For an education audience, this matters because the quality of childcare affects classrooms later. Children who have spent time in a steady, caring early learning setting often bring stronger habits into school, and parents who trust their childcare provider are better able to keep work and family life stable.
Play is where real skills begin
Adults sometimes underestimate play because it does not always look academic. Children know better. When they pretend to run a store, they are practicing speech, numbers, roles, memory, and negotiation. When they build a road across the carpet, they are thinking about space, balance, planning, and patience. When they listen to a story and talk about what happened, they are preparing for reading comprehension long before anyone calls it that.
A strong childcare program gives play enough room to breathe, but it does not leave children completely on their own. Teachers step in at the right time with a new word, a question, a material, or help with a conflict. That is the part that turns ordinary play into learning without making the room feel stiff.

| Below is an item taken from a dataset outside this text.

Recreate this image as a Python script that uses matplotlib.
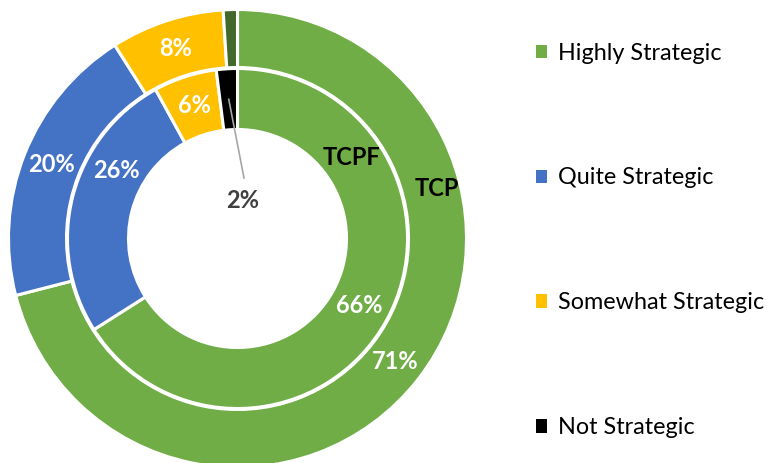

What parents usually notice first
Parents may begin by comparing hours, location, tuition, and availability, but the real decision often happens during a visit. They notice whether children look engaged, whether teachers sound kind, whether the room feels organized, and whether the day seems built for children rather than for adults’ convenience. They also notice whether their own questions are welcomed, because parent communication is part of care, not an extra feature.
The strongest early learning environments do not feel perfect in a polished, unnatural way. They feel lived-in, active, and steady. Children are talking, moving, trying, spilling, cleaning, laughing, and learning how to be part of a group. That is the work before the textbook, and it is the reason early education deserves more respect than it often gets.